Internet intermediaries have influence over many areas that affect online expression and privacy, but State policies are poorly aligned with their duty to support intermediaries’ respect for freedom of expression.
These twin conclusions emerged at a UNESCO-hosted session at the Internet Governance Forum in Istanbul, on 5 September 2014, where eight participants discussed the early results of a joint research project by UNESCO, the Open Society Foundation and Internet Society.
Guy Berger, UNESCO’s Director for Freedom of Expression and Media Development, said that the research explored how Internet intermediaries foster or restrict freedom of expression across a range of jurisdictions, circumstances, technologies and business models.
He said the issue related to debates about both private and privatized censorship, and highlighted that the research deals with exceptions to what should be a norm of the free flow of information.
Rebecca MacKinnon, the commissioned lead author of the research, gave a presentation on the major findings.
The case study research covers three categories of intermediaries:
- Internet Service Providers (fixed line and mobile) such as Vodafone (UK, Germany, Egypt), Vivo/Telefônica Brasil (Brazil), Bharti Airtel (India, Kenya), Safaricom (Kenya);
- Search Engines such as Google (USA, EU, India, China, Russia), Baidu (China), Yandex (Russia); and
- Social Networking Platforms such as Facebook (USA, Germany, India, Brazil, Egypt), Twitter (USA, Kenya), Weibo (China), iWiW (Hungary).
The research showed that Internet intermediaries are heavily influenced by the legal and policy environments of States, but they do have leeway over many areas of policy and practice affecting online expression and privacy.
The findings also highlighted the challenge where many state policies, laws and regulations are - to varying degrees - poorly aligned with the duty to promote and protect intermediaries’ respect for freedom of expression.

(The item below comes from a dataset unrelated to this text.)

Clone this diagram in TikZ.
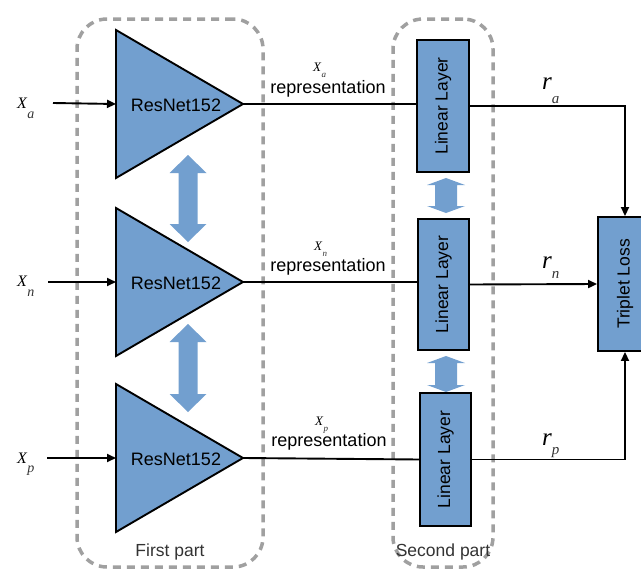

The research also recommends specific ways that intermediaries and states can improve respect for Internet users’ right to freedom of expression. This is through promoting:
- adequate legal frameworks and policies consistent with international norms,
- multi-stakeholder policy development,
- transparency of governance,
- accountability in self-regulation,
- mechanisms for remedy, and
- public information and education.
Among the respondents on the panel were representatives from Google, the Council of Europe, ICANN, EuroISPA, civil society and academia.
Participants acknowledged that it was timely to tackle questions that went beyond intermediaries’ liability issue. The discussion focused on how to have more transparency reports published and how to go beyond industry dialogue and develop a broader framework.
All comments received at this meeting will be consolidated in the final research to be published by late 2014. This research will feed into the ongoing UNESCO Comprehensive Study on Internet.
UNESCO also invited participants to join UNESCO multistakeholder conference to discuss the first draft of the Study, at UNESCO Headquarters in Paris on 3 and 4 March 2014.